(Task brief) Starting with the first line and ending with the line that holds "const seriesColors = ['#ff0000', '#008000', '#0000ff'];", repeat the material exactly.

(Provided data)

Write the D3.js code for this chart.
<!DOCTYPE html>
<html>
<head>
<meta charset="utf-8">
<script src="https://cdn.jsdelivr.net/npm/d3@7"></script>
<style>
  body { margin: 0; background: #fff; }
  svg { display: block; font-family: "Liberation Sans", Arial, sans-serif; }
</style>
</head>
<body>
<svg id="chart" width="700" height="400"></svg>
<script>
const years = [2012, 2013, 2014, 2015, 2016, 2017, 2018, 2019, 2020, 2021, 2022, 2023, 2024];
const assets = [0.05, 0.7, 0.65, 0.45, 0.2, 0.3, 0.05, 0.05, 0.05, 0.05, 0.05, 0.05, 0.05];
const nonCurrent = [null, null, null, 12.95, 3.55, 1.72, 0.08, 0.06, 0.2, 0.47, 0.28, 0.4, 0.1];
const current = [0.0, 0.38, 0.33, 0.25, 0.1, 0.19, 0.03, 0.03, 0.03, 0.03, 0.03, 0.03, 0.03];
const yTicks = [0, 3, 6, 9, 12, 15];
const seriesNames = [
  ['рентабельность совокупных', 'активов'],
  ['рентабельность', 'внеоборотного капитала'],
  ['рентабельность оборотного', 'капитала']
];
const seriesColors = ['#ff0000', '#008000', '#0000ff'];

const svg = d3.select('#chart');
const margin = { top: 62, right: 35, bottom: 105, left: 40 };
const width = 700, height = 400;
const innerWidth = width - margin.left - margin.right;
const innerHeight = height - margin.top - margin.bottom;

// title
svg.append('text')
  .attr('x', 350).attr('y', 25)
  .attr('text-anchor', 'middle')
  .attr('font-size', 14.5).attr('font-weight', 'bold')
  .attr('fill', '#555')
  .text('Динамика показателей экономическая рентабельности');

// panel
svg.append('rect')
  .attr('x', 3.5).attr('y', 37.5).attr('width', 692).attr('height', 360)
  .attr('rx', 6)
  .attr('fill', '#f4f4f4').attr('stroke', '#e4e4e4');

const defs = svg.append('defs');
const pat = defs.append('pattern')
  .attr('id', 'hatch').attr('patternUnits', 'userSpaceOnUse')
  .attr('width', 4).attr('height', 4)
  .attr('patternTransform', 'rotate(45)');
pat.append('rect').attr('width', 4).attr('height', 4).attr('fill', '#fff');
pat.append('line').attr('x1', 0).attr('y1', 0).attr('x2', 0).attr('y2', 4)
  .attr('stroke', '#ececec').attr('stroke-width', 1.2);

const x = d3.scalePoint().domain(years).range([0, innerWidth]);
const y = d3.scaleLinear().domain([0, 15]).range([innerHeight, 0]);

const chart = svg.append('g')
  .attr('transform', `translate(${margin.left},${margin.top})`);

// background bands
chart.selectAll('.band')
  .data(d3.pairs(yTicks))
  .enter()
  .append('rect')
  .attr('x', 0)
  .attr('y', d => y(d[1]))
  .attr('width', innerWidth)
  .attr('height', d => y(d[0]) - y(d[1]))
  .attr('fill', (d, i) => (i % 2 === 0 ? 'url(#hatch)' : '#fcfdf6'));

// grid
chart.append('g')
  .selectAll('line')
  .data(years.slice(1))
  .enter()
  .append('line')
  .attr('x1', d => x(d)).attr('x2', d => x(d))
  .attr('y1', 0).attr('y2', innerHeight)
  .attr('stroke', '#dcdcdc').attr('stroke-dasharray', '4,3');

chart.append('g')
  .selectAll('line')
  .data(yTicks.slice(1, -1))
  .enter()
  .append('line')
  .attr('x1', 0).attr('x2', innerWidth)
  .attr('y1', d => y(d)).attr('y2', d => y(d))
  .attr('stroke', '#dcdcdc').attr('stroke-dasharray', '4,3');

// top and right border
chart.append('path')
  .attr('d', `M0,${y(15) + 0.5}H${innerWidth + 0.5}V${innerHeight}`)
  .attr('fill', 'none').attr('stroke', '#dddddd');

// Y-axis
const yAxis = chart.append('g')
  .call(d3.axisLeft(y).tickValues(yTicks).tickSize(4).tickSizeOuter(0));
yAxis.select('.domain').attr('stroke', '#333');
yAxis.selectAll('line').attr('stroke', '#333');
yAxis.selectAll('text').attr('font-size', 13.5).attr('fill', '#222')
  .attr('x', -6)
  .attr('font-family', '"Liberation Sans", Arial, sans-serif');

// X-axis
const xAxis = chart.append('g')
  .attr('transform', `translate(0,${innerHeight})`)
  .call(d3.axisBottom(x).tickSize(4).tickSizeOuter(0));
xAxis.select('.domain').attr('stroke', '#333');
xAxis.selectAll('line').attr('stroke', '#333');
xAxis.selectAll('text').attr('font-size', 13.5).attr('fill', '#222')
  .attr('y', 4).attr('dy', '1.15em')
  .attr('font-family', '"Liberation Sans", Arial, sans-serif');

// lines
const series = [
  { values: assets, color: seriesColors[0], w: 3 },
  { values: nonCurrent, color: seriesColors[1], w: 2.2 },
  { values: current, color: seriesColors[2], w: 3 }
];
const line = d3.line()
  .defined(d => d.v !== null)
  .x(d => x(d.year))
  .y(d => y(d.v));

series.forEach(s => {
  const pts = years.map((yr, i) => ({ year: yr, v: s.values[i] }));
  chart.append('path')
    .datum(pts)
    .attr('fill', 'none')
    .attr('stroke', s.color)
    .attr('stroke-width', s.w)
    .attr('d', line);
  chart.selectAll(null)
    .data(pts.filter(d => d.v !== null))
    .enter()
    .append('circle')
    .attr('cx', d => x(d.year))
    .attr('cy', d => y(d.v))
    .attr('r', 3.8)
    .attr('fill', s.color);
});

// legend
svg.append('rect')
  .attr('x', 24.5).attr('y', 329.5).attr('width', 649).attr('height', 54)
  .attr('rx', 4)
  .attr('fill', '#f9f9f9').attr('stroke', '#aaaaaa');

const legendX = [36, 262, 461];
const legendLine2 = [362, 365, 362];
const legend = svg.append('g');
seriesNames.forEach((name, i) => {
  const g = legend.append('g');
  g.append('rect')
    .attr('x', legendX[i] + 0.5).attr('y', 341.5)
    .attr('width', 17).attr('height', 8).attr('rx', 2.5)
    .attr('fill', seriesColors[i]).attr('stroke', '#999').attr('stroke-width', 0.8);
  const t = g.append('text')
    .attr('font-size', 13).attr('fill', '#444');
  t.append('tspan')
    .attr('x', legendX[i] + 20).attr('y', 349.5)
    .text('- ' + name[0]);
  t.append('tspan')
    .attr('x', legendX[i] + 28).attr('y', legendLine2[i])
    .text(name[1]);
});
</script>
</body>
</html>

(Solution to this task)
Write the D3.js code for this chart.
<!DOCTYPE html>
<html>
<head>
<meta charset="utf-8">
<script src="https://cdn.jsdelivr.net/npm/d3@7"></script>
<style>
  body { margin: 0; background: #fff; }
  svg { display: block; font-family: "Liberation Sans", Arial, sans-serif; }
</style>
</head>
<body>
<svg id="chart" width="700" height="400"></svg>
<script>
const years = [2012, 2013, 2014, 2015, 2016, 2017, 2018, 2019, 2020, 2021, 2022, 2023, 2024];
const assets = [0.05, 0.7, 0.65, 0.45, 0.2, 0.3, 0.05, 0.05, 0.05, 0.05, 0.05, 0.05, 0.05];
const nonCurrent = [null, null, null, 12.95, 3.55, 1.72, 0.08, 0.06, 0.2, 0.47, 0.28, 0.4, 0.1];
const current = [0.0, 0.38, 0.33, 0.25, 0.1, 0.19, 0.03, 0.03, 0.03, 0.03, 0.03, 0.03, 0.03];
const yTicks = [0, 3, 6, 9, 12, 15];
const seriesNames = [
  ['рентабельность совокупных', 'активов'],
  ['рентабельность', 'внеоборотного капитала'],
  ['рентабельность оборотного', 'капитала']
];
const seriesColors = ['#ff0000', '#008000', '#0000ff'];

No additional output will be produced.